Puede que haya conflicto, o puede que no, pero este blog tiene ya casi seis años de vida y desde el primer día ha quedado claro que esa generación doble, resentida y furiosa, existe y más tarde o más temprano llegará al poder. Y pasará la factura. Podemos es un ejemplo de esa transición generacional: los padres nunca votarían a un rojo con coleta, pero los hijos ya están tan hastiados y cansados de todo que votarán a ese hombre que promete el Cielo sin dar pruebas siquiera de que exista. España ha vuelto a la casilla de salida de los años 70, cuando éramos una nación subdesarrollada, mezquina y gobernada por élites de presuntuosos arrogantes incapaces de sentir nada que no sea su trono y su bolsillo. Una y otra vez nos viene a la memoria la frase lapidaria, resumida, de Toynbee: “Las sociedades que no evolucionan se revolucionan”. Todo el camino andado desde los 70 parece no haber servido para nada.
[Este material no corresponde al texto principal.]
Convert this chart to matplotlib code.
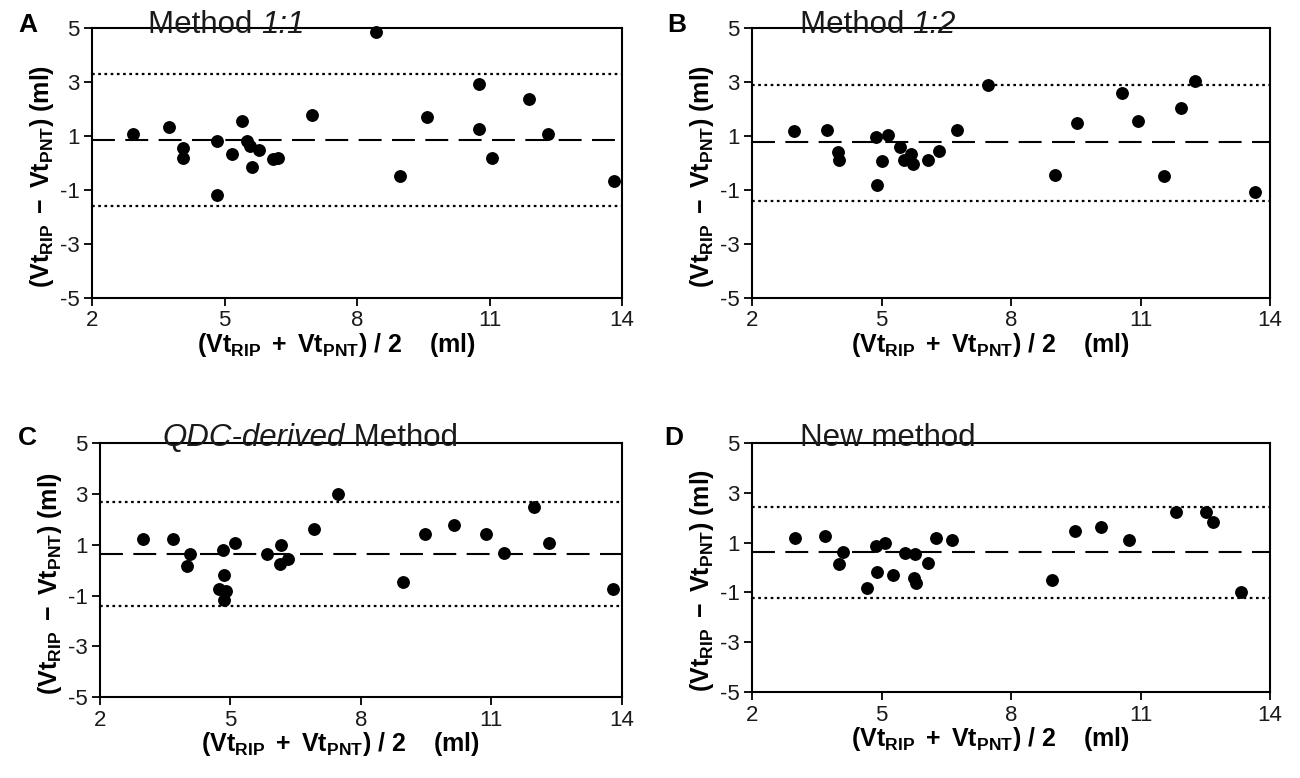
import matplotlib
matplotlib.use("Agg")
import matplotlib.pyplot as plt

plt.rcParams["font.family"] = "Liberation Sans"
plt.rcParams["mathtext.fontset"] = "custom"
plt.rcParams["mathtext.rm"] = "Liberation Sans"
plt.rcParams["mathtext.bf"] = "Liberation Sans:bold"
plt.rcParams["mathtext.it"] = "Liberation Sans:italic"
plt.rcParams["axes.unicode_minus"] = False

# mean of the two volumes (x) and their difference (y)
a_mean = [2.93, 3.75, 4.06, 4.06, 4.84, 4.84, 5.17, 5.39, 5.51, 5.57, 5.77, 5.63,
          6.09, 6.22, 6.97, 8.42, 8.98, 9.59, 10.76, 10.76, 11.05, 11.89, 12.32, 13.81]
a_diff = [1.09, 1.33, 0.56, 0.20, 0.83, -1.20, 0.33, 1.57, 0.83, 0.64, 0.47, -0.16,
          0.13, 0.20, 1.76, 4.84, -0.47, 1.69, 2.93, 1.27, 0.20, 2.37, 1.09, -0.67]
a_lines = [3.3, 0.87, -1.6]

b_mean = [2.97, 3.73, 3.98, 4.02, 4.88, 5.14, 5.02, 4.90, 5.43, 5.52, 5.68, 5.72,
          6.07, 6.32, 6.75, 7.46, 9.02, 9.53, 10.58, 10.94, 11.54, 11.93, 12.26, 13.65]
b_diff = [1.17, 1.24, 0.40, 0.10, 0.97, 1.04, 0.07, -0.82, 0.61, 0.10, 0.33, -0.03,
          0.10, 0.44, 1.24, 2.89, -0.44, 1.48, 2.58, 1.54, -0.50, 2.05, 3.03, -1.07]
b_lines = [2.89, 0.77, -1.40]

c_mean = [2.98, 3.67, 4.08, 4.00, 4.82, 5.11, 4.86, 4.73, 4.90, 4.86, 5.83, 6.17,
          6.13, 6.32, 6.92, 7.48, 8.97, 9.47, 10.15, 10.88, 11.28, 11.98, 12.32, 13.79]
c_diff = [1.24, 1.24, 0.66, 0.17, 0.81, 1.08, -0.17, -0.73, -0.80, -1.17, 0.63, 1.01,
          0.23, 0.44, 1.63, 2.99, -0.48, 1.44, 1.80, 1.44, 0.70, 2.49, 1.08, -0.73]
c_lines = [2.70, 0.66, -1.39]

d_mean = [2.99, 3.68, 4.10, 4.01, 4.67, 4.88, 5.08, 4.89, 5.27, 5.55, 5.78, 5.74,
          5.80, 6.07, 6.27, 6.64, 8.94, 9.48, 10.08, 10.73, 11.82, 12.52, 12.67, 13.32]
d_diff = [1.18, 1.25, 0.63, 0.14, -0.81, 0.86, 1.00, -0.17, -0.31, 0.60, 0.53, -0.42,
          -0.63, 0.18, 1.18, 1.11, -0.49, 1.46, 1.64, 1.11, 2.22, 2.25, 1.83, -0.97]
d_lines = [2.43, 0.625, -1.22]

x_ticks = [2, 5, 8, 11, 14]
y_ticks = [-5, -3, -1, 1, 3, 5]

panels = [
    ("A", [("Method ", "normal"), ("1:1", "italic")], a_mean, a_diff, a_lines,
     [0.0708, 0.617, 0.4077, 0.347], (0.014, 0.959), (0.114, 0.958)),
    ("B", [("Method ", "normal"), ("1:2", "italic")], b_mean, b_diff, b_lines,
     [0.5785, 0.617, 0.3985, 0.347], (0.513, 0.959), (0.615, 0.958)),
    ("C", [("QDC-derived", "italic"), (" Method", "normal")], c_mean, c_diff, c_lines,
     [0.0769, 0.104, 0.4015, 0.326], (0.014, 0.428), (0.125, 0.427)),
    ("D", [("New method", "normal")], d_mean, d_diff, d_lines,
     [0.5785, 0.1105, 0.3985, 0.320], (0.511, 0.428), (0.615, 0.427)),
]

fig = plt.figure(figsize=(13, 7.78), dpi=100)
renderer = fig.canvas.get_renderer()
W, H = 1300, 778


def rich_title(x, y, parts):
    """Draw a title made of plain and italic pieces side by side."""
    for s, style in parts:
        t = fig.text(x, y, s, fontsize=22.5, style=style, color="#1a1a1a",
                     va="baseline", ha="left")
        x += t.get_window_extent(renderer=renderer).width / fig.bbox.width


for letter, title, xs, ys, lines, rect, lpos, tpos in panels:
    ax = fig.add_axes(rect)
    upper, mean, lower = lines
    ax.axhline(upper, color="black", lw=1.6, ls=(0, (1.2, 1.6)))
    ax.axhline(lower, color="black", lw=1.6, ls=(0, (1.2, 1.6)))
    ax.axhline(mean, color="black", lw=1.5, ls=(0, (11, 5)))
    ax.scatter(xs, ys, s=68, color="black", zorder=3, clip_on=False)

    ax.set_xlim(2, 14)
    ax.set_ylim(-5, 5)
    ax.set_xticks(x_ticks)
    ax.set_yticks(y_ticks)
    ax.tick_params(direction="out", length=6, width=1.3, labelsize=16,
                   labelcolor="#1a1a1a", pad=3)
    for sp in ax.spines.values():
        sp.set_linewidth(1.5)

    w_px = rect[2] * W
    h_px = rect[3] * H
    ax.set_ylabel(r"$\mathbf{(Vt_{RIP}\ -\ Vt_{PNT})\ (ml)}$", fontsize=18)
    ax.yaxis.set_label_coords(-36 / w_px, 0.45)
    ax.set_xlabel(r"$\mathbf{(Vt_{RIP}\ +\ Vt_{PNT})\ /\ 2\quad\ (ml)}$", fontsize=18)
    ax.xaxis.set_label_coords(0.46, -33 / h_px)

    fig.text(lpos[0], lpos[1], letter, fontsize=19, fontweight="bold",
             va="baseline", ha="left")
    rich_title(tpos[0], tpos[1], title)

fig.savefig("out.png", dpi=100)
Al final lo que queda son dos generaciones llenas de rabia que no ven muchas salidas, que abominan de todo y se saben compañeras de viaje (por ahora), que se envenenan y que o emigran o caen en el nihilismo más absoluto. Y de esa zona muerta nada bueno puede salir, nunca lo ha hecho. Cada vez que el nihilismo ha tocado en la puerta al otro lado siempre había un monstruo. Ambas generaciones deben salvarse, o será peor para todos. Sí sólo lo hace una la que quede en la cuneta reaccionará. No podemos ser como una estatua griega rota.